Required task
Wherever the string "with" appears, copy the whole line.

Material to process
- - - - - - -

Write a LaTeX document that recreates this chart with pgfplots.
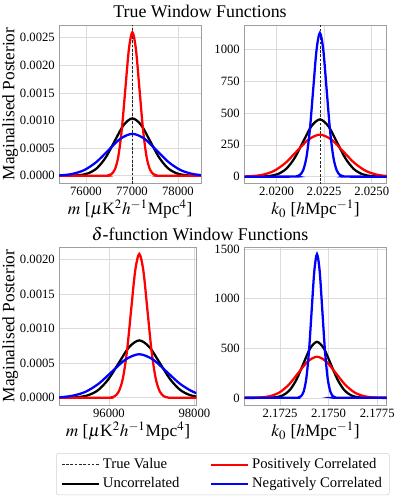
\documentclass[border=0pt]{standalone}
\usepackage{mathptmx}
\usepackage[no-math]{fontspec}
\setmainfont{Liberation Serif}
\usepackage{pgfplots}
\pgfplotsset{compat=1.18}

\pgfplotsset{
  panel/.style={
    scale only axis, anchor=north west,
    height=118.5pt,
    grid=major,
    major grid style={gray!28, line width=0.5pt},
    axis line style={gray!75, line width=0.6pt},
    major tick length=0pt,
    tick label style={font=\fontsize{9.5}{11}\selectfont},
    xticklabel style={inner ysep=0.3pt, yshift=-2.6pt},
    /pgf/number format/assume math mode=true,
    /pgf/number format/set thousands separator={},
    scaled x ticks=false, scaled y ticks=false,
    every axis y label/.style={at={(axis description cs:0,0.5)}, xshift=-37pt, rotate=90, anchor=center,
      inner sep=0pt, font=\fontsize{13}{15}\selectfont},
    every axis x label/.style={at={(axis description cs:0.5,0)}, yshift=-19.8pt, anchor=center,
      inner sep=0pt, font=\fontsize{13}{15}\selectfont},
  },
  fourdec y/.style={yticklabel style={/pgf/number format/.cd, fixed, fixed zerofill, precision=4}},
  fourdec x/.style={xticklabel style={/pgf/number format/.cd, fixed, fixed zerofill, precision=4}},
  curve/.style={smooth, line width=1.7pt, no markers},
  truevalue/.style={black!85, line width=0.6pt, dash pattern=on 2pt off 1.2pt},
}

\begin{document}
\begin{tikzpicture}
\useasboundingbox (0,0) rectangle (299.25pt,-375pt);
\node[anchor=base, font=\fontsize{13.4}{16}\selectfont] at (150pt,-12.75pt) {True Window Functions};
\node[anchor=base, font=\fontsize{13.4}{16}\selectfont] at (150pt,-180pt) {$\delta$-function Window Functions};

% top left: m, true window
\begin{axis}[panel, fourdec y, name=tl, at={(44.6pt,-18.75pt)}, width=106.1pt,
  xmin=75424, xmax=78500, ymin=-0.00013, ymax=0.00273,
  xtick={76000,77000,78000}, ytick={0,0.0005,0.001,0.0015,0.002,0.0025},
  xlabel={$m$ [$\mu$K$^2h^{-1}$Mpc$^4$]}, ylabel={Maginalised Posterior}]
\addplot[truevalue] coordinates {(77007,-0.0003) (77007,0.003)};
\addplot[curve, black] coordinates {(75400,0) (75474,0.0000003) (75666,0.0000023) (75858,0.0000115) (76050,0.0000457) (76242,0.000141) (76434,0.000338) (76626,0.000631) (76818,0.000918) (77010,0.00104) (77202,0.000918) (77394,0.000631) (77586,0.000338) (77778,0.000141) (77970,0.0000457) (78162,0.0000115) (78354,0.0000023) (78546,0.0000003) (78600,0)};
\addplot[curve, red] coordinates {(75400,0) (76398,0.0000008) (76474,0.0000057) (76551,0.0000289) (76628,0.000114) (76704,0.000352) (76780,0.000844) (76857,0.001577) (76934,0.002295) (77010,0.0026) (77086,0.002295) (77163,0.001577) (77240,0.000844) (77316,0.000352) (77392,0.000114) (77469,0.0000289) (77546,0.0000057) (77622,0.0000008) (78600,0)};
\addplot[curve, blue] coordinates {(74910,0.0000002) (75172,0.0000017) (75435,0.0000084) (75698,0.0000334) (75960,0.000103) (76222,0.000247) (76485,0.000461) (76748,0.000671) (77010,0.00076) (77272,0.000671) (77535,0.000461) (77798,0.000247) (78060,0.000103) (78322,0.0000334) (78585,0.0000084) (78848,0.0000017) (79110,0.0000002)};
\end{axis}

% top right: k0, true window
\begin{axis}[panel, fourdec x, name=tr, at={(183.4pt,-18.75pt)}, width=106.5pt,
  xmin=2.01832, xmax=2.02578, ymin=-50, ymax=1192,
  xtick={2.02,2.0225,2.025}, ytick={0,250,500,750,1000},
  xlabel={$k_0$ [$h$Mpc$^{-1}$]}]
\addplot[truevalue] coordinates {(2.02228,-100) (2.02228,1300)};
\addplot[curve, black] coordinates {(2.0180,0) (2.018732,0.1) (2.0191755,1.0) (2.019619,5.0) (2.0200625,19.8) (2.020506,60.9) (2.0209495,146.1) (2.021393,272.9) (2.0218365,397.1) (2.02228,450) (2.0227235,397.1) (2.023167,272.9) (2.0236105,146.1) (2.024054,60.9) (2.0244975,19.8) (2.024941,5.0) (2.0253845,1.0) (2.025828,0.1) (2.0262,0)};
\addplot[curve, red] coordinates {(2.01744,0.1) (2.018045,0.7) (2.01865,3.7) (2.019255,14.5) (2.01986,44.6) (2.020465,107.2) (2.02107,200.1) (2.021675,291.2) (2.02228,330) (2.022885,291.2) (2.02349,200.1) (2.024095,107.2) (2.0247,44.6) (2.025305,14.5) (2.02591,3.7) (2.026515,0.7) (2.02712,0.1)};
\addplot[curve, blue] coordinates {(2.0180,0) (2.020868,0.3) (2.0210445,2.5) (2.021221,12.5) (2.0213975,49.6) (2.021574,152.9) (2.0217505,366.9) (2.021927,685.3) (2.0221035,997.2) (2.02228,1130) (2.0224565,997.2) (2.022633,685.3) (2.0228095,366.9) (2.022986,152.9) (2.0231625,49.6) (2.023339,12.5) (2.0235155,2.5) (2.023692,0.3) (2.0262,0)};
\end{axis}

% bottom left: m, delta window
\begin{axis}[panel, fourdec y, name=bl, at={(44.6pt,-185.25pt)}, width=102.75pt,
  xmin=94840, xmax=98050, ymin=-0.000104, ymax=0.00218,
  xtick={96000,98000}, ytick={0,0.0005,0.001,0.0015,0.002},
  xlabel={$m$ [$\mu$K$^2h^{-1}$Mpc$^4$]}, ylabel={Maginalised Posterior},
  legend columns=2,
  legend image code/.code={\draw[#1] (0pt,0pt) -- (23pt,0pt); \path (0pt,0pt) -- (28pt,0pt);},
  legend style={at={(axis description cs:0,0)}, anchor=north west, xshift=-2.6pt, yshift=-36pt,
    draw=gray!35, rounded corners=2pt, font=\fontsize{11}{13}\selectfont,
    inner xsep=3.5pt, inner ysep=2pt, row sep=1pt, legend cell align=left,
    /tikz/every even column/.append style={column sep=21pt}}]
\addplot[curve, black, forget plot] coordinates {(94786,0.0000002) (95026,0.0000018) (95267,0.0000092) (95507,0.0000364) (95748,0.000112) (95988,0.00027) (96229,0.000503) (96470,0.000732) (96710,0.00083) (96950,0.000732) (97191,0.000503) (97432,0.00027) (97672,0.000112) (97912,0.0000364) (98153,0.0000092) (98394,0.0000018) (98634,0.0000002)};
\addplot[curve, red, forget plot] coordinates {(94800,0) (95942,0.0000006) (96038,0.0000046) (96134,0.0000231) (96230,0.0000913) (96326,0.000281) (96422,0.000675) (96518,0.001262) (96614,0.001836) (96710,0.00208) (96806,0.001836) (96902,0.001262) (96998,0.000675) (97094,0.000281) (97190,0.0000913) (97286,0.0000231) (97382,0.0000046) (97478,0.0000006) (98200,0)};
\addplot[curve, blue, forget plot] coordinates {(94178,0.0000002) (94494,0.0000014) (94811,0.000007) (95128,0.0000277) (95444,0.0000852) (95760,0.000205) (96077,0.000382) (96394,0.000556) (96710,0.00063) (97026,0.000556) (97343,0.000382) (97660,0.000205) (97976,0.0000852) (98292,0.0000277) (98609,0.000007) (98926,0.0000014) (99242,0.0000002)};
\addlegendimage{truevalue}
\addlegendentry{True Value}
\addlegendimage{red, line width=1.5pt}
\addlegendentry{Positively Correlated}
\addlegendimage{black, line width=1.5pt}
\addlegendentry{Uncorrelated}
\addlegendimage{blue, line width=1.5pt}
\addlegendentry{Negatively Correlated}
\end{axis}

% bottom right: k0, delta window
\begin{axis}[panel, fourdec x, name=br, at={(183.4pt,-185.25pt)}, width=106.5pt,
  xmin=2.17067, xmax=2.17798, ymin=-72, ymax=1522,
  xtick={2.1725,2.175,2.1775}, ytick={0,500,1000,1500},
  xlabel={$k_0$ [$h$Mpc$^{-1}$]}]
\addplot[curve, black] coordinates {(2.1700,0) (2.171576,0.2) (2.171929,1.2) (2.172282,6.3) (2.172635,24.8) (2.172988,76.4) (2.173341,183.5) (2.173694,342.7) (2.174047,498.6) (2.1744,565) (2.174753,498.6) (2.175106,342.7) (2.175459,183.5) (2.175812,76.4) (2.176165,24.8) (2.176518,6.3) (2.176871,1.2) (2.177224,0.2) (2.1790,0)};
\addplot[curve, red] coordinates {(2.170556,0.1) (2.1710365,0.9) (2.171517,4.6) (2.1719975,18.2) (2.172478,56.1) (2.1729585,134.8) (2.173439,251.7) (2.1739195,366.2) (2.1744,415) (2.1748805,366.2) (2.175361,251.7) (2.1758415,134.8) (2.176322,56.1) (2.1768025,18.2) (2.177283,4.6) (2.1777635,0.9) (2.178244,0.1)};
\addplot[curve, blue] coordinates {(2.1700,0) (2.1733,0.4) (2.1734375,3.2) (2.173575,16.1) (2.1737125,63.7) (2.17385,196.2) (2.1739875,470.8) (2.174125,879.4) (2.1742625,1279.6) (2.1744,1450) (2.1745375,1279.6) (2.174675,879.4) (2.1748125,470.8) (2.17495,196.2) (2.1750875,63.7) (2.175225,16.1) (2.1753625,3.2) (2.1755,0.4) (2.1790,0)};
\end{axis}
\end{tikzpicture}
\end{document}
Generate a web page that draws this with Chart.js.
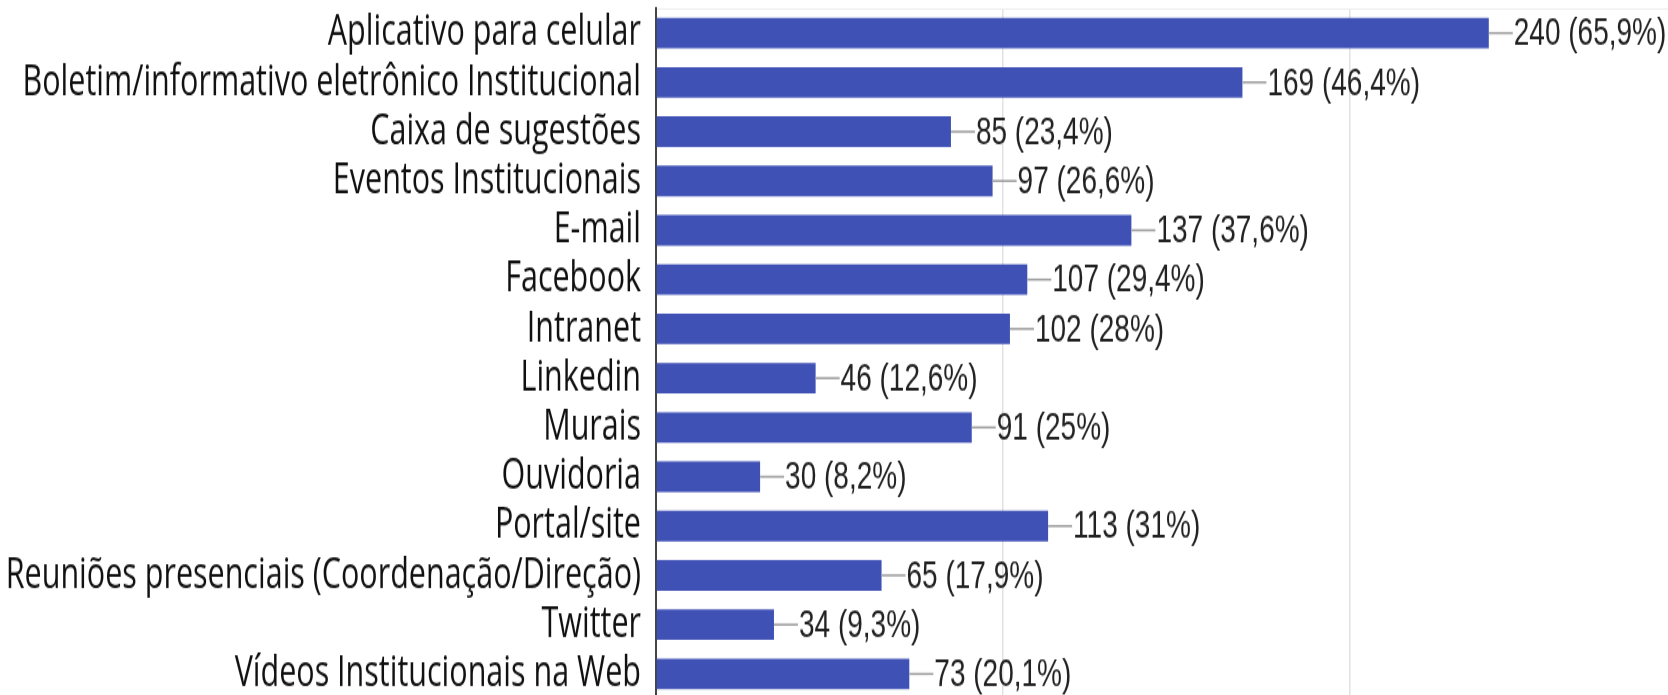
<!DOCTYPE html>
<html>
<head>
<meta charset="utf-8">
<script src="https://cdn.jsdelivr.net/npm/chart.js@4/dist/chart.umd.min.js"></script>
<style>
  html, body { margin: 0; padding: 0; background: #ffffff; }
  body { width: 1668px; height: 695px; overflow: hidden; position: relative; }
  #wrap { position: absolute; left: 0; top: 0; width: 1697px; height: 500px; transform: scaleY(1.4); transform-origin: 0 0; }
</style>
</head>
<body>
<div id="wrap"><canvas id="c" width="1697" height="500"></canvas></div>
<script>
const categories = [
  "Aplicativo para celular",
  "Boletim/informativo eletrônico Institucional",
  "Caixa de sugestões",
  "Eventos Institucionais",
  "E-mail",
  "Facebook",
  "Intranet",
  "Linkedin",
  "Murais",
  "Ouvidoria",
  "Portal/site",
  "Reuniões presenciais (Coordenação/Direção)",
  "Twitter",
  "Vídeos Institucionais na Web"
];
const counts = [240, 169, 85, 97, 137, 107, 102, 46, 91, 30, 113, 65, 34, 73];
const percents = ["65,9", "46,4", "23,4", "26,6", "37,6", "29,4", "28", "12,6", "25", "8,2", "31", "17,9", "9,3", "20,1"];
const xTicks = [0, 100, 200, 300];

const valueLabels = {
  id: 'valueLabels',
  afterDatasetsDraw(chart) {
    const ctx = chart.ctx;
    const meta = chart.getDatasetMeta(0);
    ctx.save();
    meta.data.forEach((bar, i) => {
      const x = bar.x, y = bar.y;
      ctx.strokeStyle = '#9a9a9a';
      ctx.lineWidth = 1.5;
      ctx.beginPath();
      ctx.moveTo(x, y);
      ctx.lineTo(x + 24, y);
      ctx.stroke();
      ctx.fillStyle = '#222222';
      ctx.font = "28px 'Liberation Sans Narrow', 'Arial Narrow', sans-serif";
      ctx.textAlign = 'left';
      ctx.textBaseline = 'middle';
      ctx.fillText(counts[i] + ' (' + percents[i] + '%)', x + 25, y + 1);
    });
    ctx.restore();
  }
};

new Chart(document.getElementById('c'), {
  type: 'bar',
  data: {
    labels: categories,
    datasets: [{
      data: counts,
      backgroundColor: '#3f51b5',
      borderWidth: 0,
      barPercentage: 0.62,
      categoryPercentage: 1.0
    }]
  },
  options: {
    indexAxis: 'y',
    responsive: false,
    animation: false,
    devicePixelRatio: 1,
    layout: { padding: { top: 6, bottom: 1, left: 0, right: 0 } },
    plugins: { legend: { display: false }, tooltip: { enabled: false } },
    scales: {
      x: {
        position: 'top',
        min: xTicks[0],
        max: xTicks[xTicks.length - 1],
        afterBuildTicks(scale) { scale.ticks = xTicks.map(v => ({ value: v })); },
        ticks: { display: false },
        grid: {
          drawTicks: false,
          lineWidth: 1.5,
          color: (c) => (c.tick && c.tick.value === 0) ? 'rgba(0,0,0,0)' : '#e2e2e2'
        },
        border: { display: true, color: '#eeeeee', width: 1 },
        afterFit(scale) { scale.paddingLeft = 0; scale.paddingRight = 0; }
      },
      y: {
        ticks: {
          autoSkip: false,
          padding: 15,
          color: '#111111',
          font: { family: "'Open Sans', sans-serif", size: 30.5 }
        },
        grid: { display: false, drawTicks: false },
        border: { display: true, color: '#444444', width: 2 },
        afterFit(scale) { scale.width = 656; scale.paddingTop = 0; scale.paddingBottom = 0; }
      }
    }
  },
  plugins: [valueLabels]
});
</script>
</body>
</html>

- - - - - - -

Finished answer
Write a LaTeX document that recreates this chart with pgfplots.
Generate a web page that draws this with Chart.js.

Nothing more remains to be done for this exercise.